IS THE MEDIUM THE MESSAGE?

What's music for? What does a song do? What should a song do? I've been thinking about these questions lately, as a consumer and a musician.

Recently, an old friend of mine (who is actually quite young, and a musician herself) introduced me to some newer tunes. She turned me on to Fleet Foxes and Greg Laswell, among others. It's not the sort of thing I typically listen to, but I really like them. I find that I am attracted to the sonic qualities and some of the lyrics. I bought 2-3 CDs on iTunes, and I'm enjoying them, particularly as background when I'm driving or having conversation with friends. It's good atmospheric music, in style and effect.

But, something keeps nagging at me. I can't quite put my finger on it, but there is something substantively different about these new indie-folk-pop-rock bands than the music I play and listen to.

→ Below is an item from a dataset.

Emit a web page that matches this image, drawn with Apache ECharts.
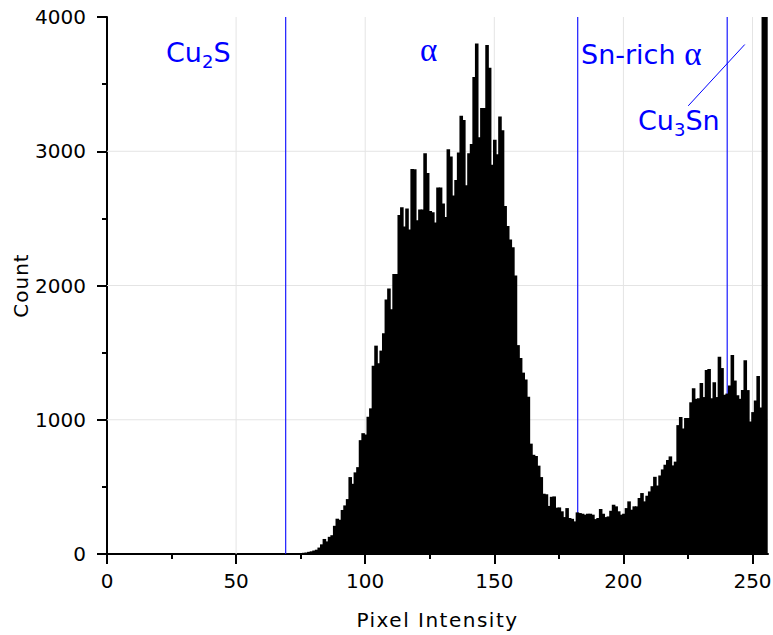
<!DOCTYPE html>
<html><head><meta charset="utf-8">
<script src="https://cdn.jsdelivr.net/npm/echarts@6/dist/echarts.min.js"></script>
<style>html,body{margin:0;padding:0;background:#fff}#c{width:773px;height:635px}</style>
</head><body><div id="c"></div>
<script>
// Histogram counts for pixel intensity bins 0..255
const counts = [
  0,0,0,0,0,0,0,0,0,0,        // 0-9
  0,0,0,0,0,0,0,0,0,0,        // 10-19
  0,0,0,0,0,0,0,0,0,0,        // 20-29
  0,0,0,0,0,0,0,0,0,0,        // 30-39
  0,0,0,0,0,0,0,0,0,0,        // 40-49
  0,0,0,0,0,0,0,0,0,0,        // 50-59
  0,0,0,0,0,0,0,0,0,1,        // 60-69
  2,2,3,4,5,7,9,11,16,20,     // 70-79
  26,32,48,72,112,94,128,140,210,263,
  255,328,362,409,573,523,608,647,848,900,
  890,1022,1085,1402,1552,1421,1515,1644,1895,1977,
  1823,2085,2085,2525,2582,2440,2574,2418,2867,2865,
  2486,2567,2567,2985,2838,2555,2545,2470,2730,2730,
  2610,2510,3015,2960,2670,2785,2990,3264,3233,2746,
  2985,3054,3553,3802,3105,3323,3323,3791,3622,2900,
  3085,2977,3259,3156,2593,2444,2342,2285,2075,1556,
  1460,1351,1300,1172,822,739,730,658,573,449,
  445,358,426,429,345,347,318,275,342,268,
  262,243,310,305,300,293,300,300,293,260,
  268,335,300,275,280,322,367,355,318,293,
  300,342,392,330,355,355,417,454,392,434,
  466,505,575,510,585,630,665,700,727,660,
  688,960,1020,935,1013,1013,1130,1234,1156,1161,
  1273,1169,1370,1378,1161,1279,1169,1469,1385,1187,
  1195,1255,1482,1292,1182,1156,1221,1443,1221,987,
  1057,1143,1326,1091,4400,9500
];
const xMajorTicks = [0, 50, 100, 150, 200, 250];
const xMinorTicks = [25, 75, 125, 175, 225];
const xGridValues = [50, 100, 150, 200, 250];
const yGridValues = [1000, 2000, 3000];
const phaseBoundaries = [69.2, 182.3, 240.2];
const connector = [[225.1, 3338], [247.0, 3795]];

const histData = counts.map((c, i) => [i, c]);
const FONT = 'DejaVu Sans';
const BLUE = '#0000ff';
const LINE_BLUE = '#1a1aff';
const GRID = '#e4e4e4';
const Y_MAX = 4000;

const chart = echarts.init(document.getElementById('c'), null, {renderer: 'svg'});
chart.setOption({
  animation: false,
  backgroundColor: '#fff',
  grid: {left: 107, right: 5, top: 17, bottom: 81, containLabel: false, outerBoundsMode: 'none'},
  xAxis: [{
    type: 'value', min: 0, max: 256, interval: 50,
    name: 'Pixel Intensity', nameLocation: 'middle', nameGap: 56, nameMoveOverlap: false,
    nameTextStyle: {fontFamily: FONT, fontSize: 20, color: '#000'},
    axisLine: {show: true, onZero: false, lineStyle: {color: '#000', width: 2}},
    axisTick: {show: true, customValues: xMajorTicks, length: 10, lineStyle: {color: '#000', width: 2}},
    axisLabel: {customValues: xMajorTicks, fontFamily: FONT, fontSize: 20, color: '#000', margin: 17},
    splitLine: {show: false}
  }, {
    type: 'value', min: 0, max: 256, position: 'bottom',
    axisLine: {show: false},
    axisTick: {show: true, customValues: xMinorTicks, length: 5, lineStyle: {color: '#000', width: 2}},
    axisLabel: {show: false},
    splitLine: {show: false}
  }],
  yAxis: {
    type: 'value', min: 0, max: Y_MAX, interval: 1000,
    name: 'Count', nameLocation: 'middle', nameGap: 76, nameMoveOverlap: false,
    nameTextStyle: {fontFamily: FONT, fontSize: 20, color: '#000'},
    axisLine: {show: true, lineStyle: {color: '#000', width: 2}},
    axisTick: {show: true, length: 10, lineStyle: {color: '#000', width: 2}},
    minorTick: {show: true, splitNumber: 2, length: 5, lineStyle: {color: '#000', width: 2}},
    axisLabel: {fontFamily: FONT, fontSize: 20, color: '#000', margin: 21,
      formatter: v => String(v)},
    splitLine: {show: false}
  },
  series: [{
    // light grey gridlines
    type: 'custom', z: 1, silent: true, clip: true,
    data: xGridValues.map(v => ['x', v]).concat(yGridValues.map(v => ['y', v])),
    encode: {x: -1, y: -1},
    renderItem: function (params, api) {
      const kind = api.value(0), v = api.value(1);
      let a, b;
      if (kind === 'x') { a = api.coord([v, 0]); b = api.coord([v, Y_MAX]); }
      else { a = api.coord([0, v]); b = api.coord([256, v]); }
      return {type: 'line', shape: {x1: a[0], y1: a[1], x2: b[0], y2: b[1]},
        style: {stroke: GRID, lineWidth: 1}};
    }
  }, {
    // blue phase boundary lines
    type: 'custom', z: 2, silent: true, clip: true,
    data: phaseBoundaries.map(v => [v]),
    encode: {x: 0},
    renderItem: function (params, api) {
      const v = api.value(0);
      const a = api.coord([v, 0]), b = api.coord([v, Y_MAX]);
      return {type: 'line', shape: {x1: a[0], y1: a[1], x2: a[0], y2: b[1]},
        style: {stroke: LINE_BLUE, lineWidth: 1.2}};
    }
  }, {
    type: 'custom', z: 3, clip: true, silent: true,
    data: histData,
    renderItem: function (params, api) {
      const x = api.value(0), y = api.value(1);
      const p0 = api.coord([x - 0.5, y]);
      const p1 = api.coord([x + 0.5, 0]);
      return {
        type: 'rect',
        shape: {x: p0[0], y: p0[1], width: p1[0] - p0[0] + 1, height: p1[1] - p0[1]},
        style: {fill: '#000'}
      };
    }
  }, {
    // connector from Cu3Sn label
    type: 'custom', z: 4, silent: true, clip: true,
    data: [[connector[0][0], connector[0][1], connector[1][0], connector[1][1]]],
    encode: {x: [0, 2], y: [1, 3]},
    renderItem: function (params, api) {
      const a = api.coord([api.value(0), api.value(1)]);
      const b = api.coord([api.value(2), api.value(3)]);
      return {type: 'line', shape: {x1: a[0], y1: a[1], x2: b[0], y2: b[1]},
        style: {stroke: BLUE, lineWidth: 1}};
    }
  }],
  graphic: [
    {type: 'text', z: 10, style: {text: '{m|Cu}{s|2}{m|S}', x: 166, y: 52, verticalAlign: 'middle',
      fill: BLUE,
      rich: {
        m: {fontFamily: FONT, fontSize: 27, color: BLUE, lineHeight: 36},
        s: {fontFamily: FONT, fontSize: 18, color: BLUE, lineHeight: 22, verticalAlign: 'bottom'}
      }}},
    {type: 'text', z: 10, style: {text: 'α', x: 420, y: 50, verticalAlign: 'middle',
      font: '33px "Liberation Serif"', fill: BLUE}},
    {type: 'text', z: 10, style: {text: '{m|Sn-rich }{a|α}', x: 581, y: 54, verticalAlign: 'middle',
      fill: BLUE,
      rich: {
        m: {fontFamily: FONT, fontSize: 27, color: BLUE, lineHeight: 36},
        a: {fontFamily: 'Liberation Serif', fontSize: 33, color: BLUE, lineHeight: 36}
      }}},
    {type: 'text', z: 10, style: {text: '{m|Cu}{s|3}{m|Sn}', x: 638, y: 120, verticalAlign: 'middle',
      fill: BLUE,
      rich: {
        m: {fontFamily: FONT, fontSize: 27, color: BLUE, lineHeight: 36},
        s: {fontFamily: FONT, fontSize: 18, color: BLUE, lineHeight: 22, verticalAlign: 'bottom'}
      }}}
  ]
});

function spaceNames() {
  const texts = document.querySelectorAll('#c text');
  texts.forEach(t => {
    const s = t.textContent;
    if (s === 'Pixel Intensity') t.setAttribute('letter-spacing', '1.5');
    if (s === 'Count') t.setAttribute('letter-spacing', '1');
  });
}
chart.on('finished', spaceNames);
setTimeout(spaceNames, 30);
setTimeout(spaceNames, 300);
</script>
</body></html>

In a NY Times article today, Jon Pareles gets at part of it when he explores the way music is being made today. It's not about songwriters and albums anymore--the instrinsic appreciation of the songs--it's about marketing. Before you assume I'm criticizing the artists, let me assure you I'm not. It is virtually impossible to sell music today. No one believes they should have to pay for music anymore; so, the best way to turn it into a financially sustainable enterprise is to attach it to commodities. Whether it's a Grey's Anatomy soundtrack, a car commercial, or sonic wallpaper for office buildings, music has to be sold differently than a decade or two ago.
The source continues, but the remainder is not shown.